Cascara Sagrada Benefits

Well, this bark from the Californian buckthorn tree is very good at… getting things moving, i.e. as a laxative. Native Americans used to swear by the health benefits of Cascara Sagrada, not only for constipation but also for joint pain and even gallstones. Cascara bark benefits really are that wide-ranging!

However, as with many ancient remedies, it’s always a good idea to talk to your doctor before using it, and be aware of Cascara side effects (according to the Article on herbal medicine published in World Journal of Hepatology, these can include stomach cramps and, rarely, dependency). Cascara sagrada toxicity is very rare, but it always pays to be careful with natural substances such as this. And if you’re thinking about consuming Cascara Sagrada during pregnancy then the advice is that you should really avoid it whilst you are pregnant, just to be on the safe side.

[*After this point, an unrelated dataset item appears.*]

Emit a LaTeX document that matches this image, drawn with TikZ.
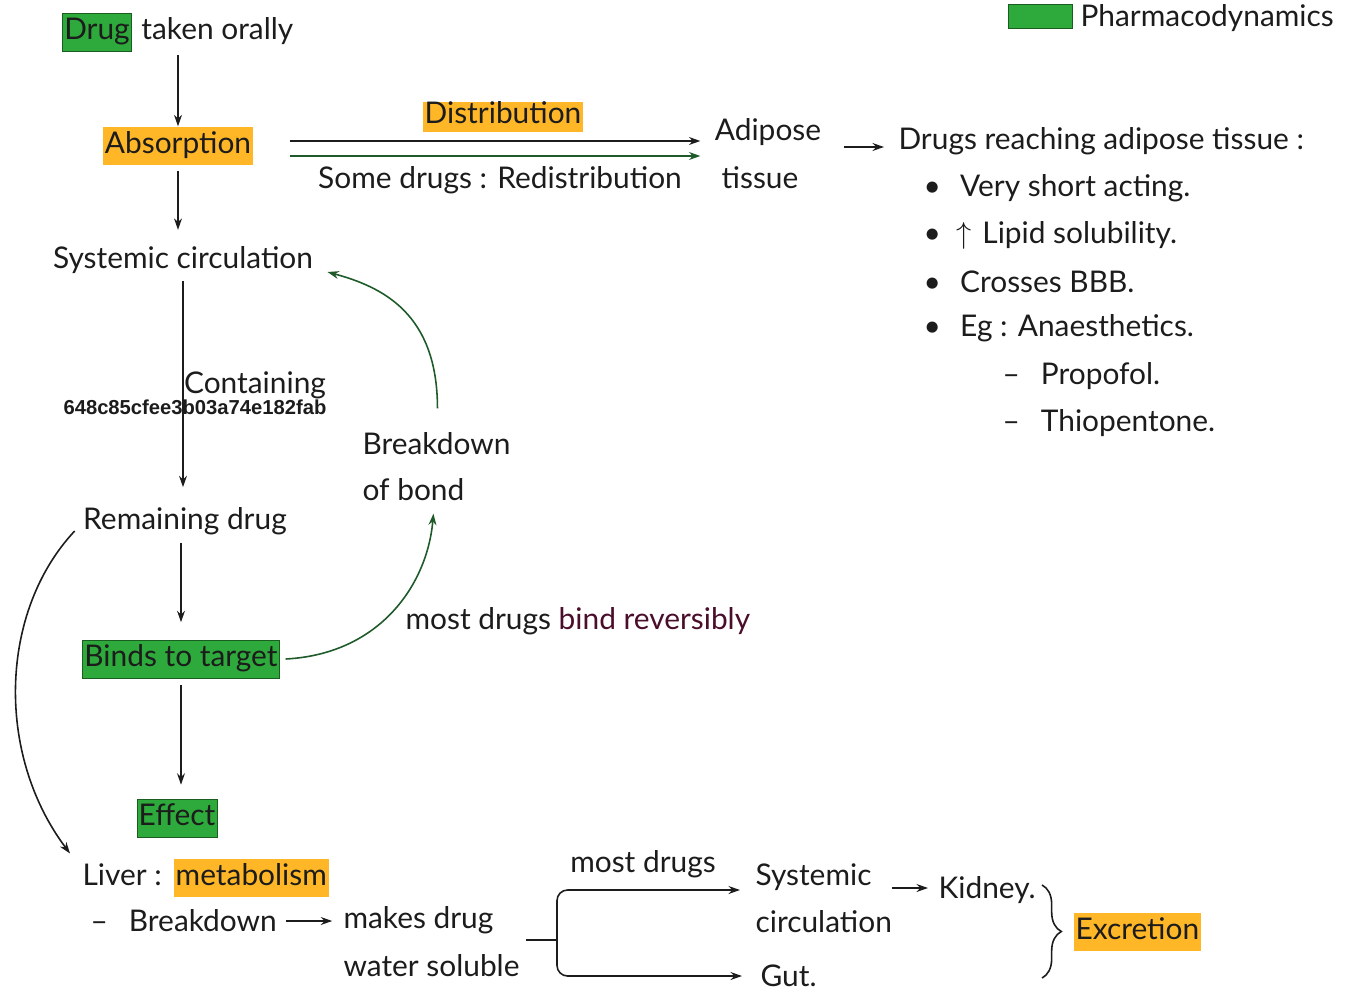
\documentclass[tikz,border=0pt]{standalone}
\usepackage{fontspec}
\setmainfont{Lato}
\newfontfamily\codefont{Liberation Sans}
\usetikzlibrary{arrows.meta,positioning,calc,decorations.pathreplacing}
\definecolor{NoteGreen}{HTML}{2DAA3B}
\definecolor{NoteOrange}{HTML}{FFB727}
\definecolor{NoteGreenDark}{HTML}{1E5A2A}
\definecolor{NoteMaroon}{HTML}{4A0D2A}
\definecolor{NoteInk}{HTML}{1C1C1C}
\tikzset{
  hl/.style={text height=12.5pt,text depth=4pt,inner xsep=1pt,inner ysep=2.5pt},
  greenhl/.style={hl,fill=NoteGreen,draw=NoteGreen!55!black,line width=0.4pt},
  orangehl/.style={hl,fill=NoteOrange},
}

\begin{document}
\begin{tikzpicture}[>={Stealth[length=6.5pt,width=4.5pt]},x=0.02cm,y=-0.02cm,line width=0.9pt,NoteInk,
  every node/.style={font=\fontsize{17}{20}\selectfont,text=NoteInk,inner sep=1pt}]
\useasboundingbox (0,0) rectangle (1351,1000);
% legend
\node[fill=NoteGreen,draw=NoteGreen!55!black,line width=0.4pt,minimum width=1.28cm,minimum height=0.48cm] (legbox) at (1040,16) {};
\node[anchor=west] (pharma) at (1078,18) {Pharmacodynamics};
% main column
\node[greenhl] (drug) at (97,32) {Drug};
\node[anchor=base west] (oral) at ([xshift=4pt]drug.base east) {taken orally};
\node[orangehl] (absorb) at (178,146) {Absorption};
\node (syscirc) at (183,260) {Systemic circulation};
\node (contain) at (255,385) {Containing};
\node[font=\codefont\bfseries\fontsize{11.5}{13}\selectfont] (code) at (195,407) {648c85cfee3b03a74e182fab};
\node (remain) at (185,521) {Remaining drug};
\node[greenhl] (binds) at (181,659) {Binds to target};
\node[greenhl] (effect) at (177,818) {Effect};
\node[anchor=west] (liver) at (80,875) {Liver :};
\node[orangehl,anchor=base west] (metab) at ([xshift=5pt]liver.base east) {metabolism};
\node[anchor=west] (brkdn) at (88,921) {--\hspace{12pt}Breakdown};
\node[anchor=west] (makes) at (341,920) {makes drug};
\node[anchor=west] (water) at (341,966) {water soluble};
\draw[->] (drug.south east -| absorb) ++(0,4) -- (absorb.north);
\draw[->,shorten <=3pt,shorten >=8pt] (absorb.south) -- (absorb |- syscirc.north);
\draw[->,shorten <=3pt,shorten >=10pt] (syscirc.south) -- (syscirc.south |- remain.north);
\draw[->,shorten <=3pt,shorten >=10pt] (remain.south -| binds) -- (binds.north);
\draw[->,shorten <=4pt,shorten >=8pt] (binds.south) -- (binds.south |- effect.north);
\draw[->] ($(remain.west)+(-6,10)$) .. controls +(-75,80) and +(-75,-100) .. ($(liver.north west)+(-10,-8)$);
\draw[->,shorten <=4pt,shorten >=5pt] (brkdn.east) -- (brkdn.east -| makes.west);
% breakdown of bond loop
\node[anchor=west] (bond1) at (360,444) {Breakdown};
\node[anchor=west] (bond2) at (360,490) {of bond};
\node[anchor=west] (revers) at (403,621) {most drugs \textcolor{NoteMaroon}{bind reversibly}};
\draw[->,NoteGreenDark] ($(bond1.north)+(1,-22)$) .. controls +(0,-95) and +(55,15) .. ($(syscirc.east)+(12,12)$);
\draw[->,NoteGreenDark] ($(binds.east)+(6,0)$) .. controls +(95,-5) and +(-6,70) .. ($(bond2.south)+(20,10)$);
% distribution
\node[orangehl,text height=11pt,text depth=3.5pt,inner ysep=1.5pt] (distr) at (503,117) {Distribution};
\node (redistr) at (500,180) {Some drugs : Redistribution};
\node (adipose) at (768,132) {Adipose};
\node (tissue) at (760,178) {tissue};
\draw[->] ($(absorb.east)+(36,-5)$) -- ($(absorb.east -| adipose.west)+(-12,-5)$);
\draw[->,NoteGreenDark] ($(absorb.east)+(36,10)$) -- ($(absorb.east -| adipose.west)+(-12,10)$);
\node[anchor=west] (reach) at (896,141) {Drugs reaching adipose tissue :};
\draw[->] ($(adipose.east)+(20,15)$) -- ($(reach.west)+(-12,6)$);
\node[anchor=west] (pt1) at (921,188) {\textbullet\hspace{11pt}Very short acting.};
\node[anchor=west] (pt2) at (921,235) {\textbullet\hspace{9pt}$\uparrow$\hspace{6pt}Lipid solubility.};
\node[anchor=west] (pt3) at (921,282) {\textbullet\hspace{11pt}Crosses BBB.};
\node[anchor=west] (pt4) at (921,328) {\textbullet\hspace{11pt}Eg : Anaesthetics.};
\node[anchor=west] (prop) at (1000,376) {--\hspace{12pt}Propofol.};
\node[anchor=west] (thio) at (1000,423) {--\hspace{12pt}Thiopentone.};
% excretion
\coordinate (splitin) at (526,940);
\coordinate (split) at (557,940);
\node (mostd) at (643,864) {most drugs};
\node[anchor=west] (sysc2) at (753,877) {Systemic};
\node[anchor=west] (circ2) at (753,922) {circulation};
\node[anchor=west] (gut) at (758,976) {Gut.};
\node[anchor=west] (kidney) at (936,890) {Kidney.};
\node[orangehl,anchor=west] (excr) at (1073,932) {Excretion};
\draw (splitin) -- (split);
\draw[->,rounded corners=6pt] (split) |- ($(sysc2.west)+(-13,13)$);
\draw[->,rounded corners=6pt] (split) |- ($(gut.west)+(-16,0)$);
\draw[->] ($(sysc2.east)+(18,11)$) -- ($(kidney.west)+(-8,-2)$);
\draw[decorate,decoration={brace,amplitude=11pt,aspect=0.5}] (1042,885) -- (1042,978);
\end{tikzpicture}
\end{document}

As a Cascara drinker, you’ll be amongst a smaller group of fans than with traditional coffee, as it isn’t yet consumed widely in the Western world. Few countries produce it in any significant volume, or export it to others, meaning that the best quality Cascara coffee cherries are often highly sought-after, but we think you’ll agree that they’re definitely worth it!


Q. What is Cascara?

A. It is the husk (fleshy outer part) of the coffee cherry – the berry that grows on the coffee plant. Instead of throwing it away or using it as fertiliser (as usually happens), it can be brewed in hot water, creating a drink more like tea than coffee.

Q. What does it taste like?

A. Instead of tasting like the traditional coffee we know and love, Cascara is more like a sweet, herbal tea, to which you can add your favourite blend of herbs and spices, such as ginger and nutmeg.

Q. How popular is Cascara?

A. Not as popular as coffee – in fact, it is rarely seen in the West although it is commonly consumed in certain African and Middle Eastern countries (in particular, Ethiopia and Yemen).

Q. What’s Cascara Sagrada? Is it the same thing?

A. No, the two are different things from different plants, although both make interesting and healthy drinks. Cascara Sagrada comes from the bark of the Californian buckthorn tree, which tastes bitter but has been used by native Americans for centuries and can be drunk as Cascara Sagrada tea.

Q. What are some of the health benefits of Cascara Sagrada?

A. Despite the taste, this form of bitter Cascara is said to help alleviate constipation and joint pain, but this Cascara Sagrada bark is not generally safe to consume in pregnancy.